Investigating The Italian Detective

Italian crime fiction authors have experimented within the formulaic genre in the name of social commentary.

Italian Detective

Italian crime fiction authors have experimented within the formulaic genre, evidenced by their innovative inspectors.

In our recent history, Italian crime fiction authors have made a name for themselves. There is a certain allure to the juxtaposition of Italy’s beauty and the murderous grotesque. However, Italian writers have gone beyond this popular trend of setting their crime novels in the bel paese and have experimented in unique and innovative ways. Italy’s collection of authors has taken liberties with the classically formulaic genre to comment on broader society, creating a more complex mystery overall. detective

The formula for what we now know as some of the foundational novels of crime fiction was originally developed in America and Britain, by authors such as Edgar Allan Poe and Sir Arthur Conan Doyle. WH Auden outlined the perfect detective novel, comprised of five parts — the “milieu, the victim, the murderer, the suspects, the detective” — in his article for Harper’s Bazaar in 1948. His definition of each of these components is fairly rigid, leaving little room for discussion or experimentation.

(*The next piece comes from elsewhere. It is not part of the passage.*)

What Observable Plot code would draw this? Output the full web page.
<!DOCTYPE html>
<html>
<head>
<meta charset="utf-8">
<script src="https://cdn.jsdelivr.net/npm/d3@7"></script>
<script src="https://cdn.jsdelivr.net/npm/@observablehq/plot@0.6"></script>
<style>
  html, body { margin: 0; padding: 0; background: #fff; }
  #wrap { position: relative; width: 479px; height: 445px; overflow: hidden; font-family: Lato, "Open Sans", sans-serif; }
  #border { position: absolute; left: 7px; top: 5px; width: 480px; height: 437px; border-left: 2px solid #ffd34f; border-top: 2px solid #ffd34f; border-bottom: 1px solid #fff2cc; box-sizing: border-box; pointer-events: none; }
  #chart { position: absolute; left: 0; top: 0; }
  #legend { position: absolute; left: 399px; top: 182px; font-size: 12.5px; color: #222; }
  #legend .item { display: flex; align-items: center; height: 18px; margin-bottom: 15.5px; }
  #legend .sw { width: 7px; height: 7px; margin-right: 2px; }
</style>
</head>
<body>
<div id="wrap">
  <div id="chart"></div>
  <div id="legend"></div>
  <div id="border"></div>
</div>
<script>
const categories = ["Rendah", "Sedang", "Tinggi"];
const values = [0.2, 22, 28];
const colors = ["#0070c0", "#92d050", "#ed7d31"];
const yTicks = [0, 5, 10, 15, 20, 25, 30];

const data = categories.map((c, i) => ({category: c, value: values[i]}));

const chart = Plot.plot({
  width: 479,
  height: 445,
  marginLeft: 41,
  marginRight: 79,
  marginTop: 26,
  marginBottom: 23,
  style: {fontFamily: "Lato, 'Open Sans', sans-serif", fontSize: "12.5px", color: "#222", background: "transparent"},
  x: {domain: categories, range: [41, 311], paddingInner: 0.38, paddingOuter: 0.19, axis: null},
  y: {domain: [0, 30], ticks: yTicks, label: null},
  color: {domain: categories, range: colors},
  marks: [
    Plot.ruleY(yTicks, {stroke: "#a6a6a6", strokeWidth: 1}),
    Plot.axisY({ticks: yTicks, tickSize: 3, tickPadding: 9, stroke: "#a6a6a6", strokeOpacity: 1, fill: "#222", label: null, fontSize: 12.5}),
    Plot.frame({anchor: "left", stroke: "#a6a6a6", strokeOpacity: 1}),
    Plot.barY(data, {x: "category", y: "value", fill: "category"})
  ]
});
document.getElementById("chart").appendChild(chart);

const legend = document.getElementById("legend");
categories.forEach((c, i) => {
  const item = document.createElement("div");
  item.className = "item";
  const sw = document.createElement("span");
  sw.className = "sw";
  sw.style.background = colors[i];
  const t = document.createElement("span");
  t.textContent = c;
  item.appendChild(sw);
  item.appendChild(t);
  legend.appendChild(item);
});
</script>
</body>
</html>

In fact, he clarifies that he can only think of three “completely satisfactory detectives” — Holmes, French and Brown — as they represent the ideally ethical state of society. As Auden notes, this up-and-coming genre of the “Whodunit” earned a popular reception from readers, for the consumption of “detective stories is an addiction like tobacco or alcohol.” From the outset, murder mystery authors experienced success both at home and abroad.

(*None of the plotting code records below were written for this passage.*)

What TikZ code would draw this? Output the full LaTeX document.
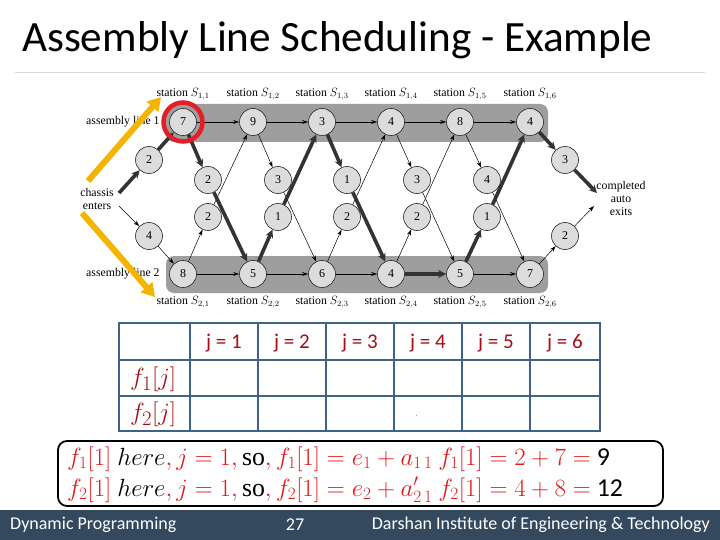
\documentclass[tikz,border=0pt]{standalone}
\usepackage{fontspec}
\setmainfont{Carlito}
\newfontfamily\dserif{Liberation Serif}
\usetikzlibrary{arrows.meta}
\definecolor{bandgray}{HTML}{9E9E9E}
\definecolor{nodegray}{HTML}{DCDCDC}
\definecolor{thickc}{HTML}{333333}
\definecolor{yel}{HTML}{F5B400}
\definecolor{redc}{HTML}{E41E26}
\definecolor{tblue}{HTML}{3F6289}
\definecolor{dred}{HTML}{A50F15}
\definecolor{fred}{HTML}{E3191C}
\definecolor{foot}{HTML}{35495E}
\tikzset{
  st/.style={circle, draw=black!85, fill=nodegray, minimum size=27pt, inner sep=0pt, line width=0.6pt, font=\dserif\fontsize{12}{13}\selectfont},
  lbl/.style={font=\dserif\fontsize{11.8}{13}\selectfont, inner sep=0pt},
  thin/.style={line width=0.5pt, -{Stealth[length=6pt,width=4pt]}},
  thick/.style={line width=3.6pt, draw=thickc, -{Stealth[length=8pt,width=8pt]}},
  yarrow/.style={draw=yel, line width=6pt, -{Triangle[length=13pt,width=15pt]}},
  hdr/.style={font=\fontsize{21}{23}\selectfont, text=dred},
  rowl/.style={font=\fontsize{30}{32}\selectfont, text=dred},
  foottxt/.style={font=\fontsize{18}{20}\selectfont, text=white},
  ftxt/.style={anchor=base west, inner sep=0pt, font=\fontsize{25.8}{28}\selectfont},
}
\begin{document}
\begin{tikzpicture}[x=1pt,y=-1pt]
\useasboundingbox (0,0) rectangle (720,540);
\fill[white] (0,0) rectangle (720,540);
% title
\node[anchor=base west, inner sep=0pt, font=\fontsize{43.2}{46}\selectfont] (title) at (22,52) {Assembly Line Scheduling - Example};
\draw[black!15, line width=0.8pt] (15,72) -- (705,72);
% bands
\fill[bandgray, rounded corners=8pt] (166,104) rectangle (548,142);
\fill[bandgray, rounded corners=8pt] (166,256) rectangle (548,293);
% station nodes
\foreach \n/\x/\v in {1/183/7,2/253/9,3/322/3,4/391/4,5/460/8,6/530/4}
  \node[st] (a\n) at (\x,122) {\v};
\foreach \n/\x/\v in {1/183/8,2/253/5,3/322/6,4/391/4,5/460/5,6/530/7}
  \node[st] (b\n) at (\x,274) {\v};
\foreach \n/\x/\v in {1/208/2,2/278/3,3/347/1,4/417/3,5/487/4}
  \node[st] (tu\n) at (\x,180) {\v};
\foreach \n/\x/\v in {1/208/2,2/278/1,3/347/2,4/417/2,5/487/1}
  \node[st] (td\n) at (\x,217) {\v};
\node[st] (e1) at (149,160) {2};
\node[st] (e2) at (149,236) {4};
\node[st] (x1) at (565,160) {3};
\node[st] (x2) at (565,236) {2};
% labels
\foreach \n/\x in {1/183,2/253,3/322,4/391,5/460,6/530}{
  \node[lbl] (sa\n) at (\x,94) {station $S_{1,\n}$};
  \node[lbl] (sb\n) at (\x,302) {station $S_{2,\n}$};
}
\node[lbl, anchor=west] (l1) at (86,122) {assembly line 1};
\node[lbl, anchor=west] (l2) at (86,274) {assembly line 2};
\node[lbl, align=center] (in) at (97,199) {chassis\\enters};
\node[lbl, align=center] (out) at (621,198) {completed\\auto\\exits};
\coordinate (inA) at (119,193);
\coordinate (inB) at (119,206);
\coordinate (outA) at (597,193);
\coordinate (outB) at (594,206);
% thin edges
\draw[thin] (a1) -- (a2);
\draw[thin] (a2) -- (a3);
\draw[thin] (a3) -- (a4);
\draw[thin] (a4) -- (a5);
\draw[thin] (a5) -- (a6);
\draw[thin] (b1) -- (b2);
\draw[thin] (b2) -- (b3);
\draw[thin] (b3) -- (b4);
\draw[thin] (b5) -- (b6);
\draw[thin] (inB) -- (e2);
\draw[thin] (e2) -- (b1);
\draw[thin] (b6) -- (x2);
\draw[thin] (x2) -- (outB);
\draw[thin] (b1) -- (td1); \draw[thin] (td1) -- (a2);
\draw[thin] (a2) -- (tu2); \draw[thin] (tu2) -- (b3);
\draw[thin] (b3) -- (td3); \draw[thin] (td3) -- (a4);
\draw[thin] (a4) -- (tu4); \draw[thin] (tu4) -- (b5);
\draw[thin] (b4) -- (td4); \draw[thin] (td4) -- (a5);
\draw[thin] (a5) -- (tu5); \draw[thin] (tu5) -- (b6);
% thick path
\draw[thick] (inA) -- (e1);
\draw[thick] (e1) -- (a1);
\draw[thick] (a1) -- (tu1);
\draw[thick] (tu1) -- (b2);
\draw[thick] (b2) -- (td2);
\draw[thick] (td2) -- (a3);
\draw[thick] (a3) -- (tu3);
\draw[thick] (tu3) -- (b4);
\draw[thick] (b4) -- (b5);
\draw[thick] (b5) -- (td5);
\draw[thick] (td5) -- (a6);
\draw[thick] (a6) -- (x1);
\draw[thick] (x1) -- (outA);
% highlights
\draw[redc, line width=4.5pt] (a1) circle (19.5pt);
\coordinate (ya1) at (88,181);
\coordinate (ya2) at (161,97);
\coordinate (yb1) at (82,213);
\coordinate (yb2) at (155,297);
\draw[yarrow] (ya1) -- (ya2);
\draw[yarrow] (yb1) -- (yb2);
% table
\draw[tblue, line width=1.8pt] (119,323) rectangle (600,431);
\foreach \x in {190,258,326,394,462,530} \draw[tblue, line width=1.8pt] (\x,323) -- (\x,431);
\foreach \y in {360,396} \draw[tblue, line width=1.8pt] (119,\y) -- (600,\y);
\foreach \n/\x in {1/224,2/292,3/360,4/428,5/496,6/565}
  \node[hdr] (h\n) at (\x,343) {j = \n};
\node[rowl] (r1) at (153,379) {$f_1[j]$};
\node[rowl] (r2) at (153,414) {$f_2[j]$};
\node[font=\fontsize{6}{6}\selectfont, inner sep=0pt] (dot) at (417,416) {.};
% formula box
\draw[line width=1.8pt, rounded corners=9pt] (58,441) rectangle (663,506);
\node[ftxt] (f1) at (67,465)
  {$\color{fred} f_1[1]\ {\color{black}here}, j=1, {\color{black}\hbox{\dserif so}}, f_1[1]=e_1+\smash{a_{1\,1}}\ f_1[1]=2+7=$ 9};
\node[ftxt] (f2) at (67,496)
  {$\color{fred} f_2[1]\ {\color{black}here}, j=1, {\color{black}\hbox{\dserif so}}, f_2[1]=e_2+\smash{a_{2\,1}^{\prime}}\ f_2[1]=4+8=$ 12};
% footer
\fill[foot] (0,510) rectangle (720,540);
\node[foottxt, anchor=west, inner sep=0pt] (fl) at (10,525) {Dynamic Programming};
\node[foottxt, inner sep=0pt] (fc) at (295,525) {27};
\node[foottxt, anchor=east, inner sep=0pt] (fr) at (710,525) {Darshan Institute of Engineering \& Technology};
\end{tikzpicture}
\end{document}
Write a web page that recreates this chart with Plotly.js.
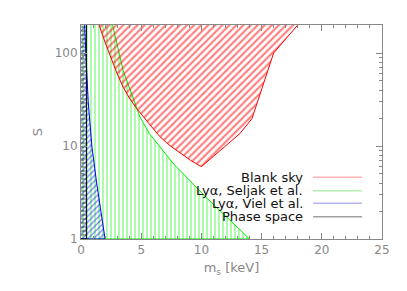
<!DOCTYPE html>
<html><head><meta charset="utf-8">
<script src="https://cdn.plot.ly/plotly-3.0.1.min.js"></script>
<style>html,body{margin:0;padding:0;background:#fff;}#chart{width:407px;height:291px;}</style>
</head><body><div id="chart"></div>
<script>
// Boundaries of excluded regions (m_s in keV, S dimensionless)
const seljakMass = [0, 2.45, 3.5, 4.9, 5.7, 7.7, 10.4, 14.0, 0];
const seljakS    = [250, 250, 65, 20.5, 13.5, 6.4, 2.8, 1.0, 1.0];

const blankSkyMass = [1.3, 1.5, 2.0, 2.5, 3.0, 3.5, 4.0, 4.6, 5.2, 5.8, 6.5, 7.3, 8.2, 9.1, 10.0, 11.5, 13.2, 14.2, 16.0, 18.0, 18.8];
const blankSkyS    = [250, 200, 130, 86, 60, 43, 33, 25.5, 20.5, 16.5, 12.8, 10.3, 8.4, 7.0, 6.0, 8.9, 13.6, 19.7, 100, 200, 250];

const vielMass = [0, 0.3, 0.4, 0.6, 0.9, 1.3, 2.0, 0];
const vielS    = [250, 200, 100, 30, 10, 4, 1.0, 1.0];

const phaseMass = [0, 0.45, 0.45, 0];
const phaseS    = [250, 250, 1.0, 1.0];

const legendLabels = ['Blank sky', 'Lyα, Seljak et al.', 'Lyα, Viel et al.', 'Phase space'];
const legendColors = ['#ffb4b4', '#b4eeb4', '#b4b4ee', '#a0a0a0'];

const xTicks = [0, 5, 10, 15, 20, 25];
const yTicks = [1, 10, 100];

function region(x, y, line, fg, shape, size, sol) {
  return {
    x: x, y: y, type: 'scatter', mode: 'lines', fill: 'toself',
    fillcolor: 'rgba(0,0,0,0)',
    line: {color: line, width: 1},
    fillpattern: {shape: shape, fgcolor: fg, bgcolor: 'rgba(0,0,0,0)', fillmode: 'overlay', size: size, solidity: sol},
    hoverinfo: 'skip', showlegend: false
  };
}

const traces = [
  region(seljakMass, seljakS, '#00ee00', '#00ee00', '|', 4, 0.32),
  region(blankSkyMass, blankSkyS, '#ff0000', '#ff0000', '/', 5, 0.42),
  region(vielMass, vielS, '#0000ff', '#0000ff', '/', 4, 0.32),
  region(phaseMass, phaseS, '#000000', '#000000', '-', 4, 0.3)
];

const legFont = {family: 'DejaVu Sans, sans-serif', size: 13, color: '#111'};
const legY = [0.288, 0.226, 0.167, 0.104];
const annotations = legendLabels.map((t, i) => ({
  text: t, xref: 'paper', yref: 'paper', x: 0.744, y: legY[i],
  xanchor: 'right', yanchor: 'middle', showarrow: false,
  font: legFont
}));
const shapes = legendColors.map((c, i) => ({
  type: 'line', xref: 'paper', yref: 'paper', x0: 0.771, x1: 0.934, y0: legY[i], y1: legY[i],
  line: {color: c, width: 1.5}
}));

const axisFont = {family: 'DejaVu Sans, sans-serif', size: 12, color: '#888'};
const titleFont = {family: 'DejaVu Sans, sans-serif', size: 13, color: '#888'};

const layout = {
  width: 407, height: 291,
  margin: {l: 81, r: 25, t: 25, b: 52},
  paper_bgcolor: '#fff', plot_bgcolor: '#fff',
  showlegend: false,
  font: axisFont,
  xaxis: {
    range: [0, 25], tickvals: xTicks, ticktext: xTicks.map(String),
    ticks: 'inside', ticklen: 6, tickcolor: '#888', mirror: 'ticks',
    showline: true, linecolor: '#888', linewidth: 1,
    showgrid: false, zeroline: false,
    minor: {dtick: 1, ticks: 'inside', ticklen: 3, tickcolor: '#888', showgrid: false},
    tickfont: axisFont,
    title: {text: 'm<sub>s</sub> [keV]', font: titleFont, standoff: 6}
  },
  yaxis: {
    type: 'log', range: [0, Math.log10(200)],
    tickvals: yTicks, ticktext: yTicks.map(String),
    ticks: 'inside', ticklen: 6, tickcolor: '#888', mirror: 'ticks',
    showline: true, linecolor: '#888', linewidth: 1,
    showgrid: false, zeroline: false,
    minor: {tickvals: [2,3,4,5,6,7,8,9,20,30,40,50,60,70,80,90,200], ticks: 'inside', ticklen: 3, tickcolor: '#888', showgrid: false},
    tickfont: axisFont,
    automargin: true,
    title: {text: 'S', font: titleFont, standoff: 9}
  },
  annotations: annotations,
  shapes: shapes
};

Plotly.newPlot('chart', traces, layout, {displayModeBar: false, staticPlot: true});
</script>
</body></html>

In Italy, crime fiction quickly gained traction in the late 1920s, only to be met a few decades later with censorship under Mussolini’s reign. Famous publishing house Mondadori originally translated and printed foreign crime fiction novels with yellow covers, from which the name for the Italian genre originated — gialli. In the 1930s, Italian writers tried their own hand at penning murder mysteries; however, these initial attempts were quickly halted by the Fascist regime starting in the 1940s. Mussolini’s vision for the country was “harmonious and crime free”, which the gialli genre clearly subverted in their “unpatriotic…portrayal of the state.” The post-war era ended censorship of the arts, including literature; thus, Italian crime fiction authors could once again put pen to paper. 

Italian crime literature experienced a significant renaissance in the 1950s and 60s. This occurred during a period of change for the country as a whole, as the process of urbanization and industrialization swept the nation. Simultaneously, the influence of American culture (ushered in by the arrival of the Allies) affected Italian culture through its propaganda, advertisements and films. With these fundamental societal developments came an evolution to crime writing style and content. Needless to say, this was a unique time in Italian history to be producing literature. Authors moved their novels from the classically idyllic town to the confusion of the big city — think Gadda’s bustling Roman community in Quer pasticciaccio brutto de via Merulana — and began to take liberties with Auden’s modus operandi to highlight societal issues and contribute to political commentary. This transformation in milieu and motivation beckoned an evolution of the inspector. In industrialized America, for instance, the competitive and self-interested “hard-boiled detective” prowled the concrete jungle in search of justice á la Chandler’s Philip Marlowe.

In Italy, detectives refuse to adhere to a mold. Leonardo Sciascia’s Professor Laurana (A ciascuno il suo, 1968), for example, is an introverted intellectual whose blind faith in the justice system gets the better of him in the end. Not only does Sciascia’s novel upset one of the key conventions of the crime novel — a restoration of peace — but his hero is also flawed. More recently, feminist author Dacia Maraini’s Voci (1994) revolves around two central female characters, one investigating the death of the other. The author utilizes the genre to communicate the “scandalous number of unsolved crimes against women” in Italy. Maraini turns the conventions of the genre on its head in the name of feminist commentary. Algerian-Italian writer Amara Lakhous’s Scontro di civiltá per un ascensore in Piazza Vittorio (2006) satirically exposes the inner-workings of a multiethnic community in response to the murder of a man in an elevator. Scontro follows amateur detective Amedeo/Ahmed who gathers perspectives from his neighbors. His giallo brings to light the narratives, definitions and experiences of the “Italian immigrant” in a profound way. 

Italian writers have added their own flair and innovation to the crime fiction canon. The original conventions laid out by Auden and early writers provided a jumping-off point for Italian authors. Whether it be in the name of social commentary or to demonstrate the fallibility of a hero, these authors have laid the foundation for meaningful literature — even if it does “break the rules.”